Stored data:
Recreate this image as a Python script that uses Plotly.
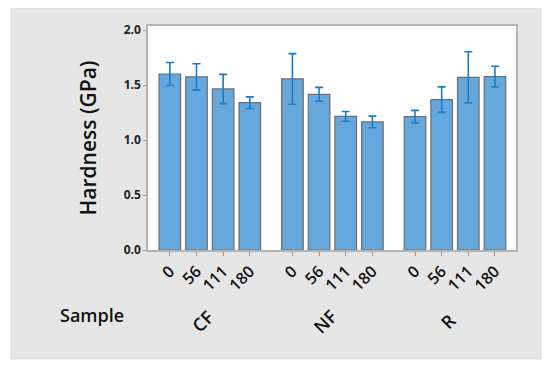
import plotly.graph_objects as go

groups = ["CF", "NF", "R"]
doses = ["0", "56", "111", "180"]
hardness = {
    "CF": [1.60, 1.573, 1.464, 1.339],
    "NF": [1.555, 1.415, 1.215, 1.164],
    "R":  [1.212, 1.367, 1.570, 1.576],
}
errors = {
    "CF": [0.105, 0.12, 0.133, 0.053],
    "NF": [0.23, 0.063, 0.044, 0.053],
    "R":  [0.057, 0.116, 0.232, 0.094],
}
y_ticks = [0.0, 0.5, 1.0, 1.5, 2.0]

GROUP_STEP = 4.6
FONT = "Open Sans"

xs, ys, es, tt = [], [], [], []
for gi, g in enumerate(groups):
    for di, d in enumerate(doses):
        xs.append(gi * GROUP_STEP + di)
        ys.append(hardness[g][di])
        es.append(errors[g][di])
        tt.append(d)

fig = go.Figure()
fig.add_trace(go.Bar(
    x=xs, y=ys, width=0.81,
    marker=dict(color="#67a8dc", line=dict(color="#6e6e6e", width=1.2)),
    error_y=dict(type="data", array=es, visible=True, color="#1a7bc6",
                 thickness=1.6, width=4),
))

OFF = 8  # page body margin
W, H = 550 - OFF, 371 - OFF
L, R, T, B = 148 - OFF, 550 - 516, 26 - OFF, 371 - 250
pw, ph = W - L - R, H - T - B

def px_x(p):
    return (p - OFF - L) / pw

def px_y(p):
    return (H - B - (p - OFF)) / ph

shapes = [
    dict(type="rect", xref="paper", yref="paper", layer="below",
         x0=px_x(11), x1=px_x(541), y0=px_y(359), y1=px_y(8),
         fillcolor="#e6e6e6", line=dict(color="#dcdcdc", width=1)),
    dict(type="rect", xref="paper", yref="paper", layer="below",
         x0=0, x1=1, y0=0, y1=1, fillcolor="white", line=dict(width=0)),
]

annotations = [
    dict(text="Sample", xref="paper", yref="paper", x=px_x(92), y=px_y(315),
         xanchor="center", yanchor="middle",
         showarrow=False, font=dict(family=FONT, size=18, color="#111", weight=600)),
]
for gi, g in enumerate(groups):
    annotations.append(dict(
        text=g, xref="x", yref="paper", x=gi * GROUP_STEP + 1.5, y=px_y(321),
        xanchor="center", yanchor="middle",
        xshift=-7, showarrow=False, textangle=-45,
        font=dict(family=FONT, size=18, color="#111", weight=600)))

fig.update_layout(
    width=W, height=H, margin=dict(l=L, r=R, t=T, b=B),
    paper_bgcolor="white", plot_bgcolor="white",
    showlegend=False, shapes=shapes, annotations=annotations,
    xaxis=dict(range=[-0.82, 2 * GROUP_STEP + 3 + 0.79], tickvals=xs, ticktext=tt,
               tickangle=-45, ticks="outside", ticklen=4, tickcolor="#9a9a9a",
               showline=True, linecolor="#b4b4b4", linewidth=1.5, mirror=True,
               showgrid=False, zeroline=False,
               tickfont=dict(family=FONT, size=16, color="#111", weight=600)),
    yaxis=dict(range=[0, 2.0 * ph / 220], tickvals=y_ticks,
               ticktext=[f"{v:.1f}" for v in y_ticks],
               ticks="outside", ticklen=3, tickcolor="#9a9a9a",
               showline=True, linecolor="#b4b4b4", linewidth=1.5, mirror=True,
               showgrid=False, zeroline=False,
               tickfont=dict(family=FONT, size=12, color="#222", weight=700),
               title=dict(text="Hardness (GPa)", standoff=21,
                          font=dict(family=FONT, size=21, color="#111", weight=600))),
)

fig.write_html("out.html")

Task goal: Please quote the lines of the material, beginning with the first and ending with the one that contains "import plotly.graph_objects as go", exactly as written and without any pictures.

Result below:
Recreate this image as a Python script that uses Plotly.
import plotly.graph_objects as go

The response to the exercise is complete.